今私は普通のミニバンを所有している。もう15年近くも乗っているが走行距離は約7万キロに過ぎない。年間5000キロ以下、月になおすと300キロ台である。これは家族で頻繁に旅行をし、月に1度片道2時間半をかけて妻の両親のもとへ通っていた時を含む数字である。今は月に50キロ乗っているかどうかである。
洗車は機械に任せっぱなしのためか、車体の両側にサビが目立ってきた。それでも私はリペアしようとも思わず「日本文化ワビサビ仕様」と呼んで楽しんでいる。日本にいたら目立つ錆であるが、かつて訪問したナポリでは普通に走っている車、そのような言い訳をしながら乗り続けている。
そんなワビサビ車であるが、最近外見以外も経年劣化が感じられるようになってきた。できることならあと3~4年、せめて10万キロまで乗りたいと思っているのであるが、このペースだと10万キロに達するのに5~6年かかりそうである。それまでワビサビ車はもつのであろうか。
いずれにせよ、車に頼る生活を完全に手放さない限り、もったいないと思いながらも新たな車を購入することになるだろう。

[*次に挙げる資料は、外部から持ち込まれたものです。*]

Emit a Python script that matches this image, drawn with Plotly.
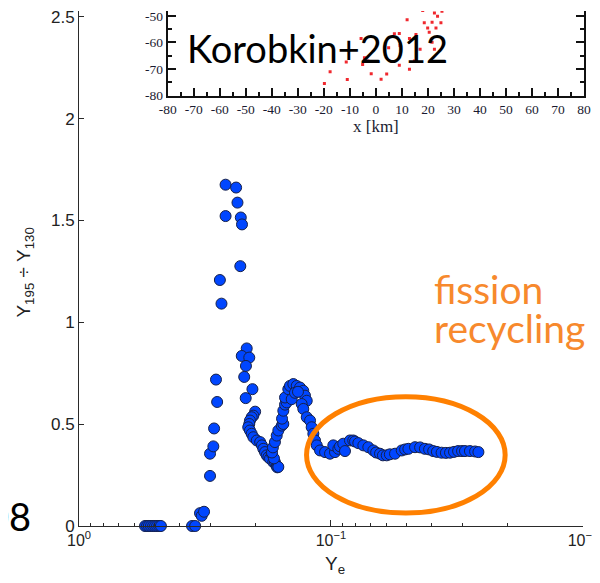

私の関心は、その時、内燃機関によるエンジンで動く車が売られているのかどうかということである。
私は、鉄道に関して言えば電車であってもディーゼル車であっても、同じように鉄道として楽しむことができる。しかし、電気自動車に関してはもはや車と同じ乗り物には思えない。まあ、これはあくまで運転をする楽しさに関してであるが、そう感じてしまう。どうしてなのだろう。
考えてみると、私は電気自動車のあの無音の時の冷たさが嫌なのかもしれないと思った。
鉄道は、電車であればモーター音とコンプレッサー音、ディーゼルであればエンジン音が聞こえると同時に感じられる。内燃機関の車も当然エンジンの鼓動を感じることができる。私は、そこに生命的なものを感じているのだと思う。私が、車や電車に乗っていて(当然バイクも)楽しいと思えるのは、それらを生き物としてとらえ、感情移入するからであるからだと思う。
電気自動車は、無音となる停車中生命体から無機質なものへと変化する。私はそのことに違和感を感じるのだろう。そういえば、アイドリングストップ機能の付いたエンジン車も、私は乗っていて不安になる。
いろいろと書くうちに私のことが分かってきた。私はアニミズムの傾向が強いということ。今日は車について考えてみたが、そういえばこの傾向は他のものにも強く出ていると思う。そのことは、心の豊かさであると同時に、私を苦しめてきた資質でもあると、今は少し距離をおいて考えることができる。
車に生命の息吹を求めるのなら、内燃機関が無くなる前に、ちょっと強力なエンジンが付いた、例えばターボ車でスポーティーな味付けの車に買い替えるのもアリかなと思った。ここから先は妻との交渉である。